Lost: Childlike Spirit

Do you ever have one of those days where you seem a bit distant? You find yourself wanting to isolate and be left with the thoughts waiting to be processed in your heart and mind?

Today is a day like that for me.

When is the last time you remember feeling great excitement for something?

As a child when it came to spending the night with a friend, going camping and braving whatever the wilderness offered, that feeling you would get when riding horses (carefree), shooting guns, mud fights, night tag, Christmas mornings, vacations. It seemed so much easier to be excited and energized. It seems as our young hearts fade that these giddy emotions only come in waves.

Do our experiences and the obtaining of wisdom cause our childlike spirit to quieten? Is it meant to work like that? I want to go back to the place of facing something new. I want to experience the exhilaration of a ‘first time.’

This song Waves by Dean Lewis, I happened across for the first time today. It fits perfectly into what I am trying to convey in my writing.

Perhaps I’ve let the world slowly creep in and become a cancer to this spirit I am seeking, to the one I had. I hear others often say, “I’m too old to do that anymore.” “I am too old to be so carefree, Ive seen alot in this life and I am tired.” “I am too old to play.” “I am too old to dress like that.” Maybe I have let this world dictate how I should act too much.

Roman 12:2 states, “Do not conform to the pattern of this world, but be transformed by the renewing of your mind. Then you will be able to test and approve what God’s will is—his good, pleasing and perfect will.” I believe a Spirit keeps its childlike momentum when in the presence of its Father. Makes sense.
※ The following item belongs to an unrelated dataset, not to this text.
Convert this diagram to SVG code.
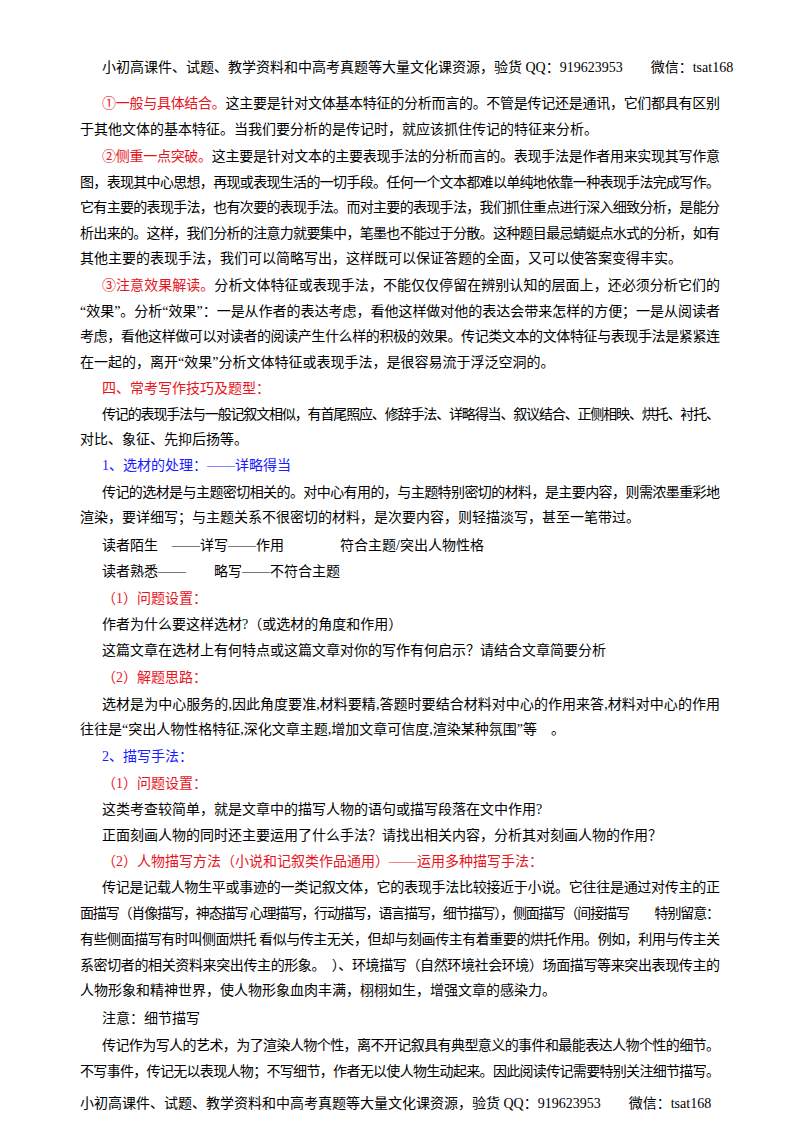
<svg xmlns="http://www.w3.org/2000/svg" width="800" height="1132" viewBox="0 0 800 1132">
<style>
text{font-family:"Liberation Serif","Noto Sans CJK SC",serif;font-size:14px;fill:#000}
.r{fill:#e8141c}.b{fill:#1a1aff}
</style>
<rect width="800" height="1132" fill="#fff"/>
<g id="header"><text x="102" y="72">小初高课件、试题、教学资料和中高考真题等大量文化课资源，验货 QQ：919623953　　微信：tsat168</text></g>
<g id="body">
<text x="102" y="108" textLength="618" lengthAdjust="spacing"><tspan class="r">①一般与具体结合。</tspan>这主要是针对文体基本特征的分析而言的。不管是传记还是通讯，它们都具有区别</text>
<text x="80" y="134">于其他文体的基本特征。当我们要分析的是传记时，就应该抓住传记的特征来分析。</text>
<text x="102" y="161" textLength="618" lengthAdjust="spacing"><tspan class="r">②侧重一点突破。</tspan>这主要是针对文本的主要表现手法的分析而言的。表现手法是作者用来实现其写作意</text>
<text x="80" y="187" textLength="640" lengthAdjust="spacing">图，表现其中心思想，再现或表现生活的一切手段。任何一个文本都难以单纯地依靠一种表现手法完成写作。</text>
<text x="80" y="212" textLength="640" lengthAdjust="spacing">它有主要的表现手法，也有次要的表现手法。而对主要的表现手法，我们抓住重点进行深入细致分析，是能分</text>
<text x="80" y="238" textLength="640" lengthAdjust="spacing">析出来的。这样，我们分析的注意力就要集中，笔墨也不能过于分散。这种题目最忌蜻蜓点水式的分析，如有</text>
<text x="80" y="263">其他主要的表现手法，我们可以简略写出，这样既可以保证答题的全面，又可以使答案变得丰实。</text>
<text x="102" y="290" textLength="618" lengthAdjust="spacing"><tspan class="r">③注意效果解读。</tspan>分析文体特征或表现手法，不能仅仅停留在辨别认知的层面上，还必须分析它们的</text>
<text x="80" y="316" textLength="640" lengthAdjust="spacing">“效果”。分析“效果”：一是从作者的表达考虑，看他这样做对他的表达会带来怎样的方便；一是从阅读者</text>
<text x="80" y="341" textLength="640" lengthAdjust="spacing">考虑，看他这样做可以对读者的阅读产生什么样的积极的效果。传记类文本的文体特征与表现手法是紧紧连</text>
<text x="80" y="367">在一起的，离开“效果”分析文体特征或表现手法，是很容易流于浮泛空洞的。</text>
<text x="102" y="393" class="r">四、常考写作技巧及题型：</text>
<text x="102" y="419" textLength="618" lengthAdjust="spacing">传记的表现手法与一般记叙文相似，有首尾照应、修辞手法、详略得当、叙议结合、正侧相映、烘托、衬托、</text>
<text x="80" y="444">对比、象征、先抑后扬等。</text>
<text x="102" y="470" class="b">1、选材的处理：——详略得当</text>
<text x="102" y="497" textLength="618" lengthAdjust="spacing">传记的选材是与主题密切相关的。对中心有用的，与主题特别密切的材料，是主要内容，则需浓墨重彩地</text>
<text x="80" y="522">渲染，要详细写；与主题关系不很密切的材料，是次要内容，则轻描淡写，甚至一笔带过。</text>
<text x="102" y="550">读者陌生　——详写——作用　　　　符合主题/突出人物性格</text>
<text x="102" y="576">读者熟悉——　　略写——不符合主题</text>
<text x="102" y="603" class="r">（1）问题设置：</text>
<text x="102" y="629">作者为什么要这样选材?（或选材的角度和作用）</text>
<text x="102" y="655">这篇文章在选材上有何特点或这篇文章对你的写作有何启示？请结合文章简要分析</text>
<text x="102" y="682" class="r">（2）解题思路：</text>
<text x="102" y="709" textLength="618" lengthAdjust="spacing">选材是为中心服务的,因此角度要准,材料要精,答题时要结合材料对中心的作用来答,材料对中心的作用</text>
<text x="80" y="734">往往是“突出人物性格特征,深化文章主题,增加文章可信度,渲染某种氛围”等　。</text>
<text x="102" y="761" class="b">2、描写手法：</text>
<text x="102" y="788" class="r">（1）问题设置：</text>
<text x="102" y="814">这类考查较简单，就是文章中的描写人物的语句或描写段落在文中作用?</text>
<text x="102" y="840">正面刻画人物的同时还主要运用了什么手法？请找出相关内容，分析其对刻画人物的作用？</text>
<text x="102" y="866" class="r">（2）人物描写方法（小说和记叙类作品通用）——运用多种描写手法：</text>
<text x="102" y="892" textLength="618" lengthAdjust="spacing">传记是记载人物生平或事迹的一类记叙文体，它的表现手法比较接近于小说。它往往是通过对传主的正</text>
<text x="80" y="918" textLength="640" lengthAdjust="spacing">面描写（肖像描写，神态描写  心理描写，行动描写，语言描写，细节描写），侧面描写（间接描写　　特别留意：</text>
<text x="80" y="944" textLength="640" lengthAdjust="spacing">有些侧面描写有时叫侧面烘托  看似与传主无关，但却与刻画传主有着重要的烘托作用。例如，利用与传主关</text>
<text x="80" y="970" textLength="640" lengthAdjust="spacing">系密切者的相关资料来突出传主的形象。　）、环境描写（自然环境社会环境）场面描写等来突出表现传主的</text>
<text x="80" y="995">人物形象和精神世界，使人物形象血肉丰满，栩栩如生，增强文章的感染力。</text>
<text x="102" y="1023">注意：细节描写</text>
<text x="102" y="1050" textLength="618" lengthAdjust="spacing">传记作为写人的艺术，为了渲染人物个性，离不开记叙具有典型意义的事件和最能表达人物个性的细节。</text>
<text x="80" y="1076" textLength="640" lengthAdjust="spacing">不写事件，传记无以表现人物；不写细节，作者无以使人物生动起来。因此阅读传记需要特别关注细节描写。</text>
</g>
<g id="footer"><text x="80" y="1108">小初高课件、试题、教学资料和中高考真题等大量文化课资源，验货 QQ：919623953　　微信：tsat168</text></g>
</svg>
I have seen many grown adults when in the presence of their parents become childlike again. I have observed the behavior many times. I personally don’t have parents I can come to like that. I see my mom rarely but when I do get the chance, I do tend to act like a child again because I know she accepts me. She makes me feel young. And I think coming in God’s presence can be a key to resurrecting this childlike spirit I crave so much. So I will pursue.